On y découvre des œuvres aussi variées que des dessins sérigraphiés sur mousseline, une installation de 80 paires de chaussures « rêvées » par les 80 collaborateurs de John Lobb, un gigantesque lé de soie mettant en forme les échanges de l’artiste avec une chercheuse sur l’expansion de l’univers…

Ce nouveau cru apporte la nouveauté de présenter des performances en plus des oeuvres plastiques, et de donner un aperçu de l’univers de chaque artiste, dont plusieurs pièces sont données à voir, en plus de celles produites lors de leur résidence.

Quels processus de sélection et de travail ?

Chaque année, 3 artistes de renom proposent chacun 3 ou 4 noms de jeunes artistes à Pierre-Alexis Dumas, directeur artistique de l’entreprise Hermès, qui retiennent un nom parmi chaque panel. Ce sont donc 3 artistes qui chaque année sont accueillis en résidence. Cette fois-ci, ce sont Jean-Michel Alberola, Ann-Veronica Janssens et Richard Fishman qui ont parrainé les artistes durant leur résidence.

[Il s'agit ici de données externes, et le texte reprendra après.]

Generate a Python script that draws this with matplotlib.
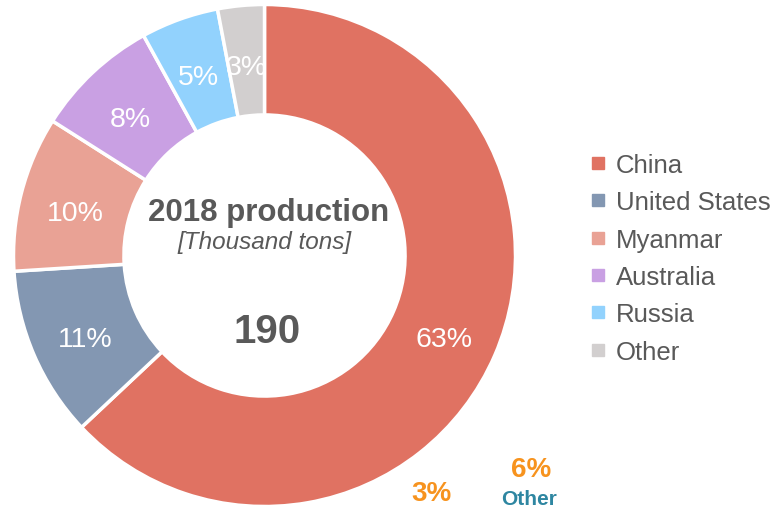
import matplotlib.pyplot as plt
from matplotlib.lines import Line2D

plt.rcParams['font.family'] = ['Liberation Sans', 'DejaVu Sans']

countries = ['China', 'United States', 'Myanmar', 'Australia', 'Russia', 'Other']
shares = [63, 11, 10, 8, 5, 3]
colors = ['#E07262', '#8397B2', '#E9A295', '#C9A0E3', '#92D2FD', '#D2CFCF']
total_production = 190
grey = '#595959'

W, H = 773, 510
fig = plt.figure(figsize=(W / 100, H / 100), dpi=100)

# donut sits on the left, 502 px across
ax = fig.add_axes([13.5 / W, 2.5 / H, 502 / W, 502 / H])
wedges, _, pcts = ax.pie(
    shares, colors=colors, startangle=90, counterclock=False,
    autopct='%d%%', pctdistance=0.78, radius=1,
    wedgeprops=dict(width=0.44, edgecolor='white', linewidth=2.5),
    textprops=dict(color='white', fontsize=20.5))
# nudge the percentages down a touch
for t in pcts:
    x, y = t.get_position()
    t.set_position((x, y - 0.024))
ax.set_xlim(-1, 1)
ax.set_ylim(-1, 1)
ax.set_aspect('equal')
ax.axis('off')

ax.text(0.015, 0.175, '2018 production', ha='center', va='center',
        fontsize=22.5, fontweight='bold', color=grey)
ax.text(0.0, 0.055, '[Thousand tons]', ha='center', va='center',
        fontsize=17.5, style='italic', color=grey)
ax.text(0.01, -0.30, str(total_production), ha='center', va='center',
        fontsize=29, fontweight='bold', color=grey)

handles = [Line2D([], [], marker='s', linestyle='', markersize=8, color=c)
           for c in colors]
fig.legend(handles, countries, loc='upper left',
           bbox_to_anchor=(572 / W, 1 - 141 / H), frameon=False,
           fontsize=18.5, labelcolor=grey, handletextpad=0.2,
           handlelength=1.0, labelspacing=0.52, borderpad=0)

fig.text(431 / W, 1 - 494 / H, '3%', ha='center', va='center',
         fontsize=20, fontweight='bold', color='#F7931E')
fig.text(531 / W, 1 - 470 / H, '6%', ha='center', va='center',
         fontsize=20, fontweight='bold', color='#F7931E')
fig.text(529 / W, 1 - 500 / H, 'Other', ha='center', va='center',
         fontsize=15, fontweight='bold', color='#2E86A1')

fig.savefig('out.png', dpi=100)
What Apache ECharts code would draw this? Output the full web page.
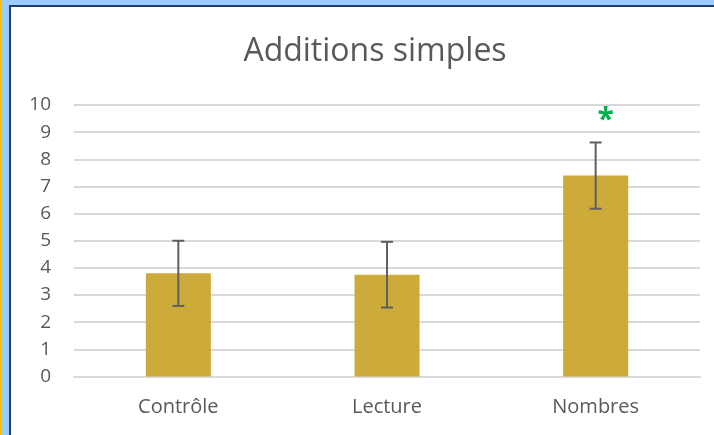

L’artiste est invité pour une période d’environ 6 mois dans une manufacture dans laquelle il/elle va tout d’abord s’imprégner des matériaux, des gestes et méthodes de production avant d’élaborer un projet à réaliser en relation avec les artisans.

Ici, ce sont la cristallerie Saint-Louis, Puiforcat, la holding Textile Hermès, la maroquinerie de Seloncourt et les ateliers de Pantin qui se sont prêtés à l’expérience. La fondation Hermès reste très impliquée dans la mise en œuvre de ces résidences et un correspondant RH du site assure le suivi de la résidence sur toute sa durée.

Quels bénéfices ?

On peut facilement comprendre l’intérêt que les artistes trouvent à ces résidences : parrainage par un artiste renommé et échanges construits avec lui, aide à la production rémunérée, exposition au palais de Tokyo, édition d’un catalogue chez Actes Sud …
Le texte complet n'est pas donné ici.